What takes the visuals to an even higher level is the direction of Snyder. Say what you want about the guy, but he has an eye for creating crazy scenes of sensory overload like few others working today. And man, this may have been marketed as more of a kids' movies, but Snyder loads up Legend of the Guardians with some truly epic and surprisingly brutal action scenes. There are lots of intense scenes of claw and talon-induced violence, and all of the action is choreographed with a true flair for the dramatic. There's a lot of Snyder's trademark stylization (his trademark slow-down / speed-up camera move, for example), and it's interesting to see a director with such a signature visual style bring that same technique to the world of animation. I don't know if I've ever seen an animated film that fits so neatly into the cannon of its director's live-action catalog.

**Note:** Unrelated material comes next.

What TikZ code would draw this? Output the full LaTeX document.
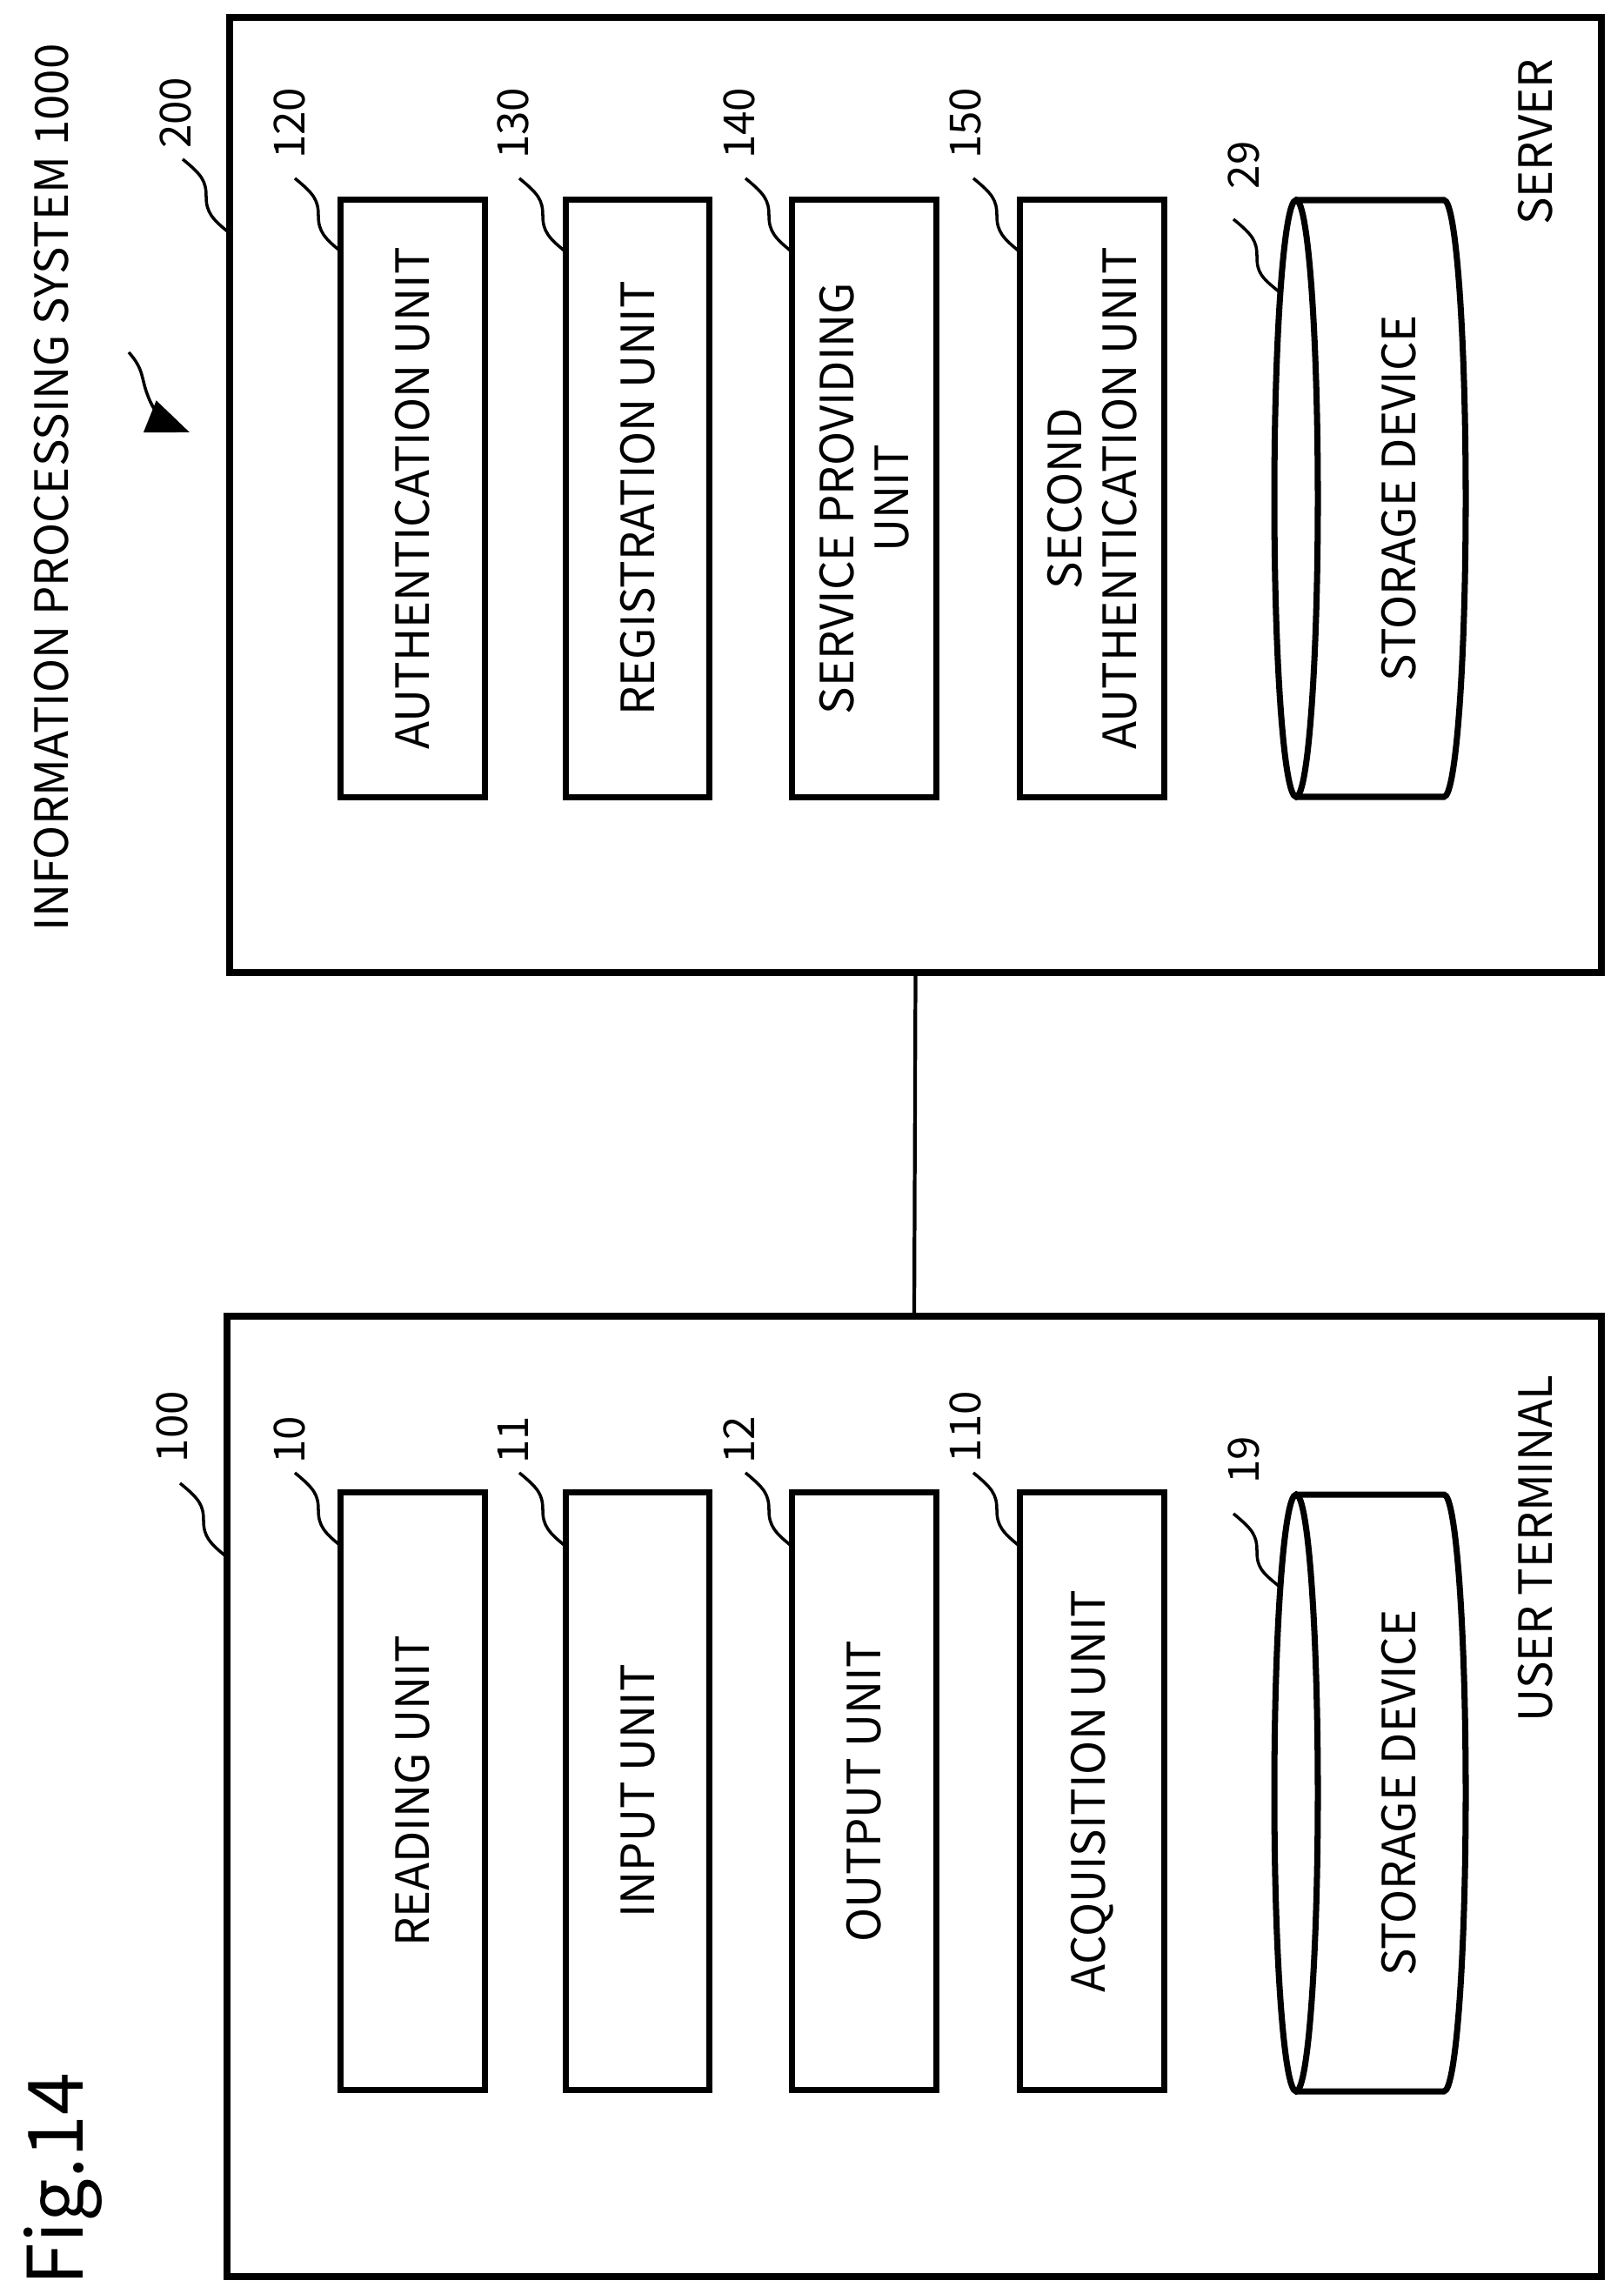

I really did enjoy the film, but despite all of the visual splendor and cool action, the plot was just too messy and rushed for this one to be something truly special as a whole. In some ways, it felt like three movie's worth of plot was crammed into this film's 90 minutes. You never truly feel like you're watching an epic quest unfold, because everything happens so fast, and all of the big story beats come fast and furious with minimal build-up. It really ends up undermining the stakes of the film, making the bad guys seem weak and the Guardians not-so-legendary. You miss out on all the slowly-building gathering-of-the-troops scenes from LOTR, or the long-simmering character arcs of Star Wars. Everything in the movie happens super quick, so you don't get as invested in the characters or the plot as much as you should in a movie like this. Plus, events unfold so rapidly that it creates the feeling that the characters are just sort of moving from Point A to Point B.

I'd definitely recommend checking this one out though, even if only to see a new bar set in CG animation. The story is familiar but fun, and the action is badass. Legend of the Guardians is further confirmation that Zack Snyder is one of the most dynamic directors working today.